Exercise goal:
Copy exactly the lines from the one containing "Write the React, TypeScript" through the one containing "const SIZE = 900;", both included, and leave out any pictures.

Information given:
━━━
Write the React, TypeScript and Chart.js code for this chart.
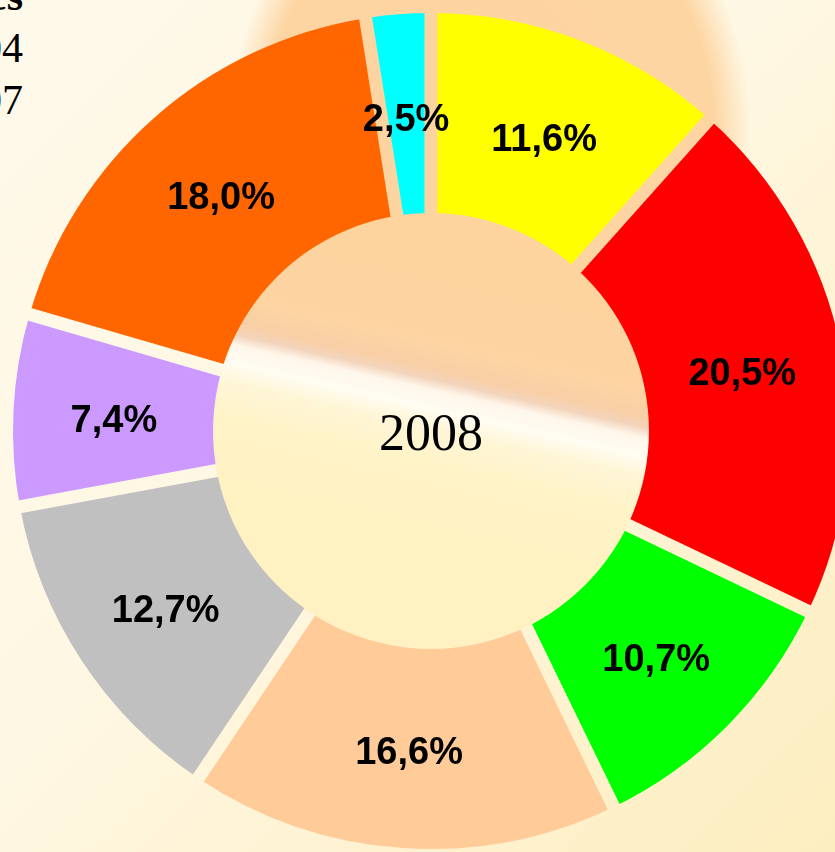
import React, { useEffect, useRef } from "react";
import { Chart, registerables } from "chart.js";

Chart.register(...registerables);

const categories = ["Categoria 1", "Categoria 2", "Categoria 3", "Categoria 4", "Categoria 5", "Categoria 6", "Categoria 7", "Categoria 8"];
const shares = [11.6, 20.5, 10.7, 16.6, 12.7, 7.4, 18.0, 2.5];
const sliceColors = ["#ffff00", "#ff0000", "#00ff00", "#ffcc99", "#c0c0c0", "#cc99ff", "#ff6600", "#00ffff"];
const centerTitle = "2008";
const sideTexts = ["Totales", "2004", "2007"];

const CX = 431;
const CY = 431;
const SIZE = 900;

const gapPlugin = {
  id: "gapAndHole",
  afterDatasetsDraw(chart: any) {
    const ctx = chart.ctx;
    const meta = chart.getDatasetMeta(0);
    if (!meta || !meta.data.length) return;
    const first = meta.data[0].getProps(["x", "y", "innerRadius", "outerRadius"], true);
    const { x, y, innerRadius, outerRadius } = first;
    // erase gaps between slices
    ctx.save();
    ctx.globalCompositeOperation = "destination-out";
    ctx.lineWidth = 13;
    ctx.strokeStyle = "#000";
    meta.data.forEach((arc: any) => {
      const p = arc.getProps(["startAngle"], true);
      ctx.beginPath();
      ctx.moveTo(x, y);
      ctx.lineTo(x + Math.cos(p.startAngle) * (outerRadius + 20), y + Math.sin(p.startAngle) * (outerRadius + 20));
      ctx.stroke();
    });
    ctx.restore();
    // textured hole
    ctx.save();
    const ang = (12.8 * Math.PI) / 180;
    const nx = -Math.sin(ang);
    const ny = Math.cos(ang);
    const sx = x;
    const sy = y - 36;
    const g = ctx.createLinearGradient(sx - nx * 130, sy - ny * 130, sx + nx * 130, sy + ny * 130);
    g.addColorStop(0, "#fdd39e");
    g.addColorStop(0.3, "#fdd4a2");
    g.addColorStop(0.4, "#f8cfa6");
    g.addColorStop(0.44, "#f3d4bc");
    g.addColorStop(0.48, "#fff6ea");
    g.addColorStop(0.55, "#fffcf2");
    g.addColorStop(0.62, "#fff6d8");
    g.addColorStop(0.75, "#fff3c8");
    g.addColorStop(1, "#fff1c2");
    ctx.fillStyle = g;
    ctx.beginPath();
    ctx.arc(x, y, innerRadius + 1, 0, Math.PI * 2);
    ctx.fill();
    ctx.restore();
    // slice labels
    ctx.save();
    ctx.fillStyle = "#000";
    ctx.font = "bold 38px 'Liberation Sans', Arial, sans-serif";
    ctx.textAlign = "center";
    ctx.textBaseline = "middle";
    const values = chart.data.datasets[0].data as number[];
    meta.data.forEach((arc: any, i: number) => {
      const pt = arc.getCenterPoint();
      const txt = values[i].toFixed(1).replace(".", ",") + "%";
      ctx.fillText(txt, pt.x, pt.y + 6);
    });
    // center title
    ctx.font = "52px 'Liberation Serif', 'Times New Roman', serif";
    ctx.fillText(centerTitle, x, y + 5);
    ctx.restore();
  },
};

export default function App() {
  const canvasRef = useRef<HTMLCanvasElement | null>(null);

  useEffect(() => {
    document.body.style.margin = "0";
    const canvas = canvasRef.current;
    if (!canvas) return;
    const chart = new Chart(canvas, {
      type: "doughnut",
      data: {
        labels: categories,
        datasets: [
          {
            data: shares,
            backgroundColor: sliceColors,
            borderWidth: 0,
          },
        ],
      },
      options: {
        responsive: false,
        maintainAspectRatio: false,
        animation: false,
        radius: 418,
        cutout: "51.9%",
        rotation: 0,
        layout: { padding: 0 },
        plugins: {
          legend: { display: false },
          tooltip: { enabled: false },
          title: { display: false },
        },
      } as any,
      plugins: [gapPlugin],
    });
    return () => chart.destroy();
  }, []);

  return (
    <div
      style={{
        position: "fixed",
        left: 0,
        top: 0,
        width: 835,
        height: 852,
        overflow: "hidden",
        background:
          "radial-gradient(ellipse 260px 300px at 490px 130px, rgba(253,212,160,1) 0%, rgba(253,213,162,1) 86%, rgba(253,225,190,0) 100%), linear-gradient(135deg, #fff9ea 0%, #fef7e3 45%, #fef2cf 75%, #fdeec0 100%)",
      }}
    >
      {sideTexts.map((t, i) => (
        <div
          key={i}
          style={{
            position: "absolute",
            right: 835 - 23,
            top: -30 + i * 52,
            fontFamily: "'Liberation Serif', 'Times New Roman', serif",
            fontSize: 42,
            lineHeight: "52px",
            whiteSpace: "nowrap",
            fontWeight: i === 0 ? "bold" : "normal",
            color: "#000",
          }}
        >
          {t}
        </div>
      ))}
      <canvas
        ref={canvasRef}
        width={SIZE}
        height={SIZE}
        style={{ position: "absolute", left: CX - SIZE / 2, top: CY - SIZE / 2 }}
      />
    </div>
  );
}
━━━
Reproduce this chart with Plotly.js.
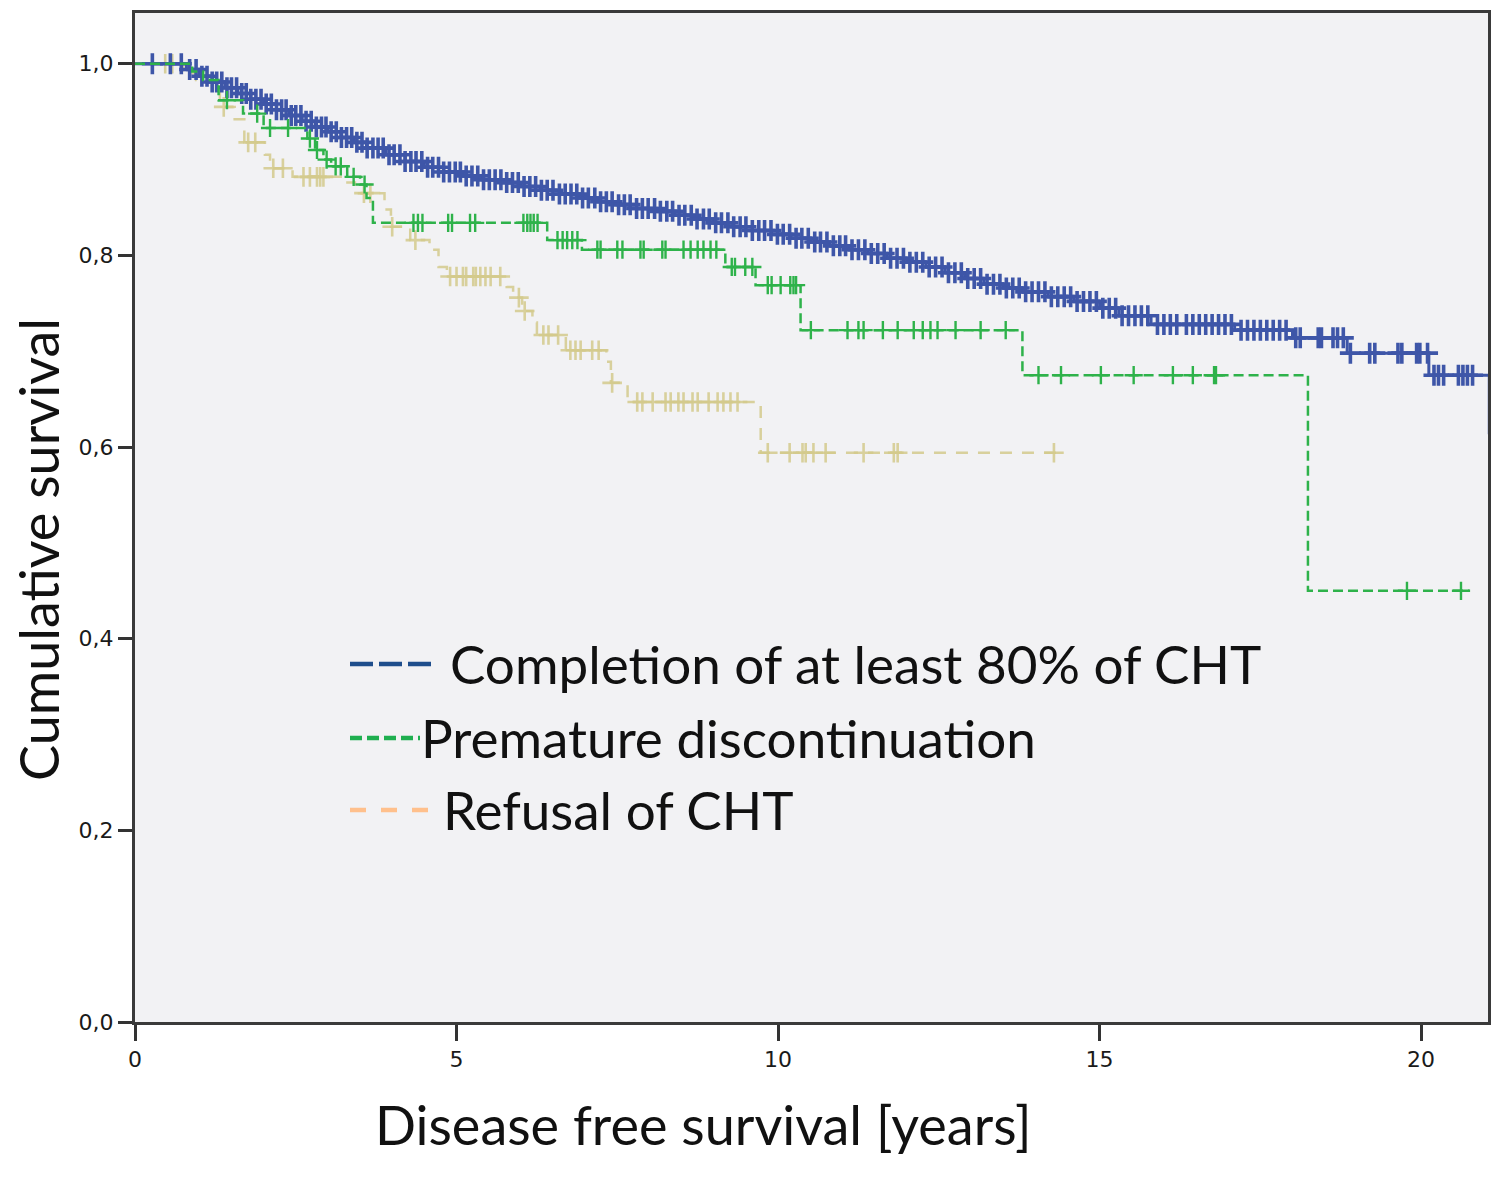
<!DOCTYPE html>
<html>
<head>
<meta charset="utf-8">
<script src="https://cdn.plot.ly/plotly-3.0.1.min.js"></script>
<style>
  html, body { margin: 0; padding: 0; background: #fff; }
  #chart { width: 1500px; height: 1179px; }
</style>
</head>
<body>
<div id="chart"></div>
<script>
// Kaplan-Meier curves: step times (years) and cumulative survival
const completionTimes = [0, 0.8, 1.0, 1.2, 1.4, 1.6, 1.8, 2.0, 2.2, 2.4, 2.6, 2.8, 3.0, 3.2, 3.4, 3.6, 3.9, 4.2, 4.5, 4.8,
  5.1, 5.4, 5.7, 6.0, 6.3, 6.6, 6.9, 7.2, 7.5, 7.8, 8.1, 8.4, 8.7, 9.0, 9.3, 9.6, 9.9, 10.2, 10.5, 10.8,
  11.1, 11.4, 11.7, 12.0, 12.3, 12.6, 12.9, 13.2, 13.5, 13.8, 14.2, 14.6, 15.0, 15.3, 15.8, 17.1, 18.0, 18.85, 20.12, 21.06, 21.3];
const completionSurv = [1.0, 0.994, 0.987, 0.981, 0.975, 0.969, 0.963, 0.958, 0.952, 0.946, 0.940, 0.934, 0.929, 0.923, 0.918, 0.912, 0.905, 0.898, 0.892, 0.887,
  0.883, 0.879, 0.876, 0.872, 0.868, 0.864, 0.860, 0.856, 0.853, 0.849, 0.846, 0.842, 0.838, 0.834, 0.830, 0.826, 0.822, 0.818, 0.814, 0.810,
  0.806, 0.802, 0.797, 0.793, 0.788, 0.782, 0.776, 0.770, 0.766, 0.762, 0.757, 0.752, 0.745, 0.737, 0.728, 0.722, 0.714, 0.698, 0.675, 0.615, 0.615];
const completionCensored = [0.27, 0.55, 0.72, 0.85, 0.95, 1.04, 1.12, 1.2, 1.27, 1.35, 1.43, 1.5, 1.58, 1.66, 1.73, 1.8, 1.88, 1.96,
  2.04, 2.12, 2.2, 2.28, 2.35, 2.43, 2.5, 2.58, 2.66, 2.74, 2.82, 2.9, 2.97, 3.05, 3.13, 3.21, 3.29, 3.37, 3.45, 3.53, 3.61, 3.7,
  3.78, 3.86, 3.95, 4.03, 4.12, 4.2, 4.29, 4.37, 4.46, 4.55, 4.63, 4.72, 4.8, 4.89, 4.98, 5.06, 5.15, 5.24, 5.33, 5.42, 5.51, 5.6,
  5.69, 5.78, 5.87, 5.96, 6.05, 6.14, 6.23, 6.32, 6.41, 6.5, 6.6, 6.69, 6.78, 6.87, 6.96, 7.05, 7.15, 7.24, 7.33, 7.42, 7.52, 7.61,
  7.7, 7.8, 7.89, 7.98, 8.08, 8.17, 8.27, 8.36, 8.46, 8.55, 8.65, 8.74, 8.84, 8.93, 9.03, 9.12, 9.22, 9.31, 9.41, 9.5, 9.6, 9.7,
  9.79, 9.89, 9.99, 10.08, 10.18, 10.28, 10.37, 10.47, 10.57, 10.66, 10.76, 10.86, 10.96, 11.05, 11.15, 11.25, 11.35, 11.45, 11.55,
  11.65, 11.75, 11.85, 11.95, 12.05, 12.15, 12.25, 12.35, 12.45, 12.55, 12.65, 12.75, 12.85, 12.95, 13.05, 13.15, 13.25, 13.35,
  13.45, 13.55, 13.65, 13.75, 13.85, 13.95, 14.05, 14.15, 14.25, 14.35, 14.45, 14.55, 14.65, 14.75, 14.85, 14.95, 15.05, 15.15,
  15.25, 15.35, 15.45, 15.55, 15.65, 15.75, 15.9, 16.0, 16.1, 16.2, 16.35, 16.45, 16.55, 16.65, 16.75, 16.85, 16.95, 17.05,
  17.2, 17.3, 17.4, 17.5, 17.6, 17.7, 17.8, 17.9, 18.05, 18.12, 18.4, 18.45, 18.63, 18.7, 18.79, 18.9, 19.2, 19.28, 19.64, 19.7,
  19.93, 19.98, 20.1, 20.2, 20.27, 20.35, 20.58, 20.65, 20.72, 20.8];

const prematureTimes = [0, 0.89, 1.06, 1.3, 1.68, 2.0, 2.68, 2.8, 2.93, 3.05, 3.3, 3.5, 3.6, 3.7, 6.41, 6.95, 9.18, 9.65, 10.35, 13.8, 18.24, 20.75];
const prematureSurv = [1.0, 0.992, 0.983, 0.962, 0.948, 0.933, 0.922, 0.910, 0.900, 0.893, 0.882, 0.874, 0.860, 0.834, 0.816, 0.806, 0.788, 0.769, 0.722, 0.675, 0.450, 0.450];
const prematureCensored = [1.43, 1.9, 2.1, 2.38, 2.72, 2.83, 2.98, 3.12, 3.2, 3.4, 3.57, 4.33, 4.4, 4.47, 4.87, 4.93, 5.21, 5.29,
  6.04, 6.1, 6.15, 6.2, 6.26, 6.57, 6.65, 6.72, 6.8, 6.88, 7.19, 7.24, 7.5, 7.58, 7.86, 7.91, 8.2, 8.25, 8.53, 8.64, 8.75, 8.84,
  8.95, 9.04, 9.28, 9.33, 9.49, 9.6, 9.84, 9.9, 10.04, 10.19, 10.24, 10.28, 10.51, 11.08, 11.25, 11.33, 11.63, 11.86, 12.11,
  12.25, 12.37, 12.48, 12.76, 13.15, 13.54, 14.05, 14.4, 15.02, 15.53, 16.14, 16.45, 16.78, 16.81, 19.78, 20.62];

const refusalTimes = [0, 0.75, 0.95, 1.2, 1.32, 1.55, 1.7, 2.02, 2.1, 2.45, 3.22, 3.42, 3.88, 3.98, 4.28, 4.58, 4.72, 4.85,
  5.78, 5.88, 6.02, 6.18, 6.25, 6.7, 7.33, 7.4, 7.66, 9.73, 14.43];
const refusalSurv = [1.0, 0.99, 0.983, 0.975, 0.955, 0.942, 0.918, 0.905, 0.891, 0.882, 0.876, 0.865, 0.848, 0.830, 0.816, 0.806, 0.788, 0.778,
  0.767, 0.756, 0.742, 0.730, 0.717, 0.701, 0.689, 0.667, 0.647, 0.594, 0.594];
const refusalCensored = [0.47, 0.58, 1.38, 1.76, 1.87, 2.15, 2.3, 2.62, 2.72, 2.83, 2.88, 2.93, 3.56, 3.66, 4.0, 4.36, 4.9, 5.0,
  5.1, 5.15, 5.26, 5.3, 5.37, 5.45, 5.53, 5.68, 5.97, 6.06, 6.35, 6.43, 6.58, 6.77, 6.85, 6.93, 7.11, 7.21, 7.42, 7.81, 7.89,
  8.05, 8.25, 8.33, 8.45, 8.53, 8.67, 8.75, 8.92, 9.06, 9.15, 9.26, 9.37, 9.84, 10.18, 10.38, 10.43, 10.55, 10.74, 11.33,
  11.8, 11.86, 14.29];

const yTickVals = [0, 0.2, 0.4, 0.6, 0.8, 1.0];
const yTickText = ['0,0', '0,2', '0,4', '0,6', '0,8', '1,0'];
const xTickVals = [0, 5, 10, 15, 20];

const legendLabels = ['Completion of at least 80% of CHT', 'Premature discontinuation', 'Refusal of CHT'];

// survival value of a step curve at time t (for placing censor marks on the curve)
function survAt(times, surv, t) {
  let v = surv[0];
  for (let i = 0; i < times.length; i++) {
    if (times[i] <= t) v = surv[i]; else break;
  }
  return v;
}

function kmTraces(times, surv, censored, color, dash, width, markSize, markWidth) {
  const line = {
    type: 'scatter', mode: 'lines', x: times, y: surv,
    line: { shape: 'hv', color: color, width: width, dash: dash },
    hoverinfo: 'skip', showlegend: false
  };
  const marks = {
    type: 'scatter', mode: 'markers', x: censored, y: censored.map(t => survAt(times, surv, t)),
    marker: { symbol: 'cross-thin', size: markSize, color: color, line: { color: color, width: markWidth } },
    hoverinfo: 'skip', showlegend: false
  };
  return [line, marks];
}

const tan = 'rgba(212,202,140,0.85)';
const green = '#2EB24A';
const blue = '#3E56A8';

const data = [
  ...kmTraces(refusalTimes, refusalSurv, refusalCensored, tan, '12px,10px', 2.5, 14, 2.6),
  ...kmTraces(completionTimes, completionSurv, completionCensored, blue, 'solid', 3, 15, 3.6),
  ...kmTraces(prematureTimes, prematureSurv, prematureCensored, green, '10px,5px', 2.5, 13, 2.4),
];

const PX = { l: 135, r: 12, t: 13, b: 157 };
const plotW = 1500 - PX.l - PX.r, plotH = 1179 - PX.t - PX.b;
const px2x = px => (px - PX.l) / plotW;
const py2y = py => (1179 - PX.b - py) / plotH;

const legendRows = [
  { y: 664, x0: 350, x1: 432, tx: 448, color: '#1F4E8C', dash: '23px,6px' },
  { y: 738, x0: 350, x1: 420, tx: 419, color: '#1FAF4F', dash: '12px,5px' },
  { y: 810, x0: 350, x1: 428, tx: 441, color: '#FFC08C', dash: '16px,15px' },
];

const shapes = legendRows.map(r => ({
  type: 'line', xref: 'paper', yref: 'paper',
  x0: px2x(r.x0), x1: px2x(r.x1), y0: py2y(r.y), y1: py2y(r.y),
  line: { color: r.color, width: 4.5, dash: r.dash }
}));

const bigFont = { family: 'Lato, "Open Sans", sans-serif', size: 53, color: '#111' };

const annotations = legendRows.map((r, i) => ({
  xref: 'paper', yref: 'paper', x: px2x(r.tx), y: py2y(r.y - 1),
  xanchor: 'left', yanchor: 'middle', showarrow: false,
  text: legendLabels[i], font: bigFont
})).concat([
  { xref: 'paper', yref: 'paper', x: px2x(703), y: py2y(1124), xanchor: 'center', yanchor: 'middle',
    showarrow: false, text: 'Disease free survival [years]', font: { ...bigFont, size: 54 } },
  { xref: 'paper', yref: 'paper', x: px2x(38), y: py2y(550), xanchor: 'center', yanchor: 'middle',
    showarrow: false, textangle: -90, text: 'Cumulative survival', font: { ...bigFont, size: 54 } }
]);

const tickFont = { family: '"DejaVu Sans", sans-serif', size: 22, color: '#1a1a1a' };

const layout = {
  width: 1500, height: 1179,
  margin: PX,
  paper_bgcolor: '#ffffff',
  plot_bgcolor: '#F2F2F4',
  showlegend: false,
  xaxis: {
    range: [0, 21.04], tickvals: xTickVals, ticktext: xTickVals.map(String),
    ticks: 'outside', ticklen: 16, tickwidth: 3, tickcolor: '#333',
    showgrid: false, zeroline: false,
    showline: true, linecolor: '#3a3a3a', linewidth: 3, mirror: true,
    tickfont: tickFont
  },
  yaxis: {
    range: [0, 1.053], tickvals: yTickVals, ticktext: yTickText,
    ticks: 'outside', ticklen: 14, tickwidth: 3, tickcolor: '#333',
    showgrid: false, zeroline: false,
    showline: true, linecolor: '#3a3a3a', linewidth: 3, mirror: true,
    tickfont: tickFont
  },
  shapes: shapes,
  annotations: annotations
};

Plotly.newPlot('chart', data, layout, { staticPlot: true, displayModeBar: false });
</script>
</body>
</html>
━━━
Exercise result:
Write the React, TypeScript and Chart.js code for this chart.
import React, { useEffect, useRef } from "react";
import { Chart, registerables } from "chart.js";

Chart.register(...registerables);

const categories = ["Categoria 1", "Categoria 2", "Categoria 3", "Categoria 4", "Categoria 5", "Categoria 6", "Categoria 7", "Categoria 8"];
const shares = [11.6, 20.5, 10.7, 16.6, 12.7, 7.4, 18.0, 2.5];
const sliceColors = ["#ffff00", "#ff0000", "#00ff00", "#ffcc99", "#c0c0c0", "#cc99ff", "#ff6600", "#00ffff"];
const centerTitle = "2008";
const sideTexts = ["Totales", "2004", "2007"];

const CX = 431;
const CY = 431;
const SIZE = 900;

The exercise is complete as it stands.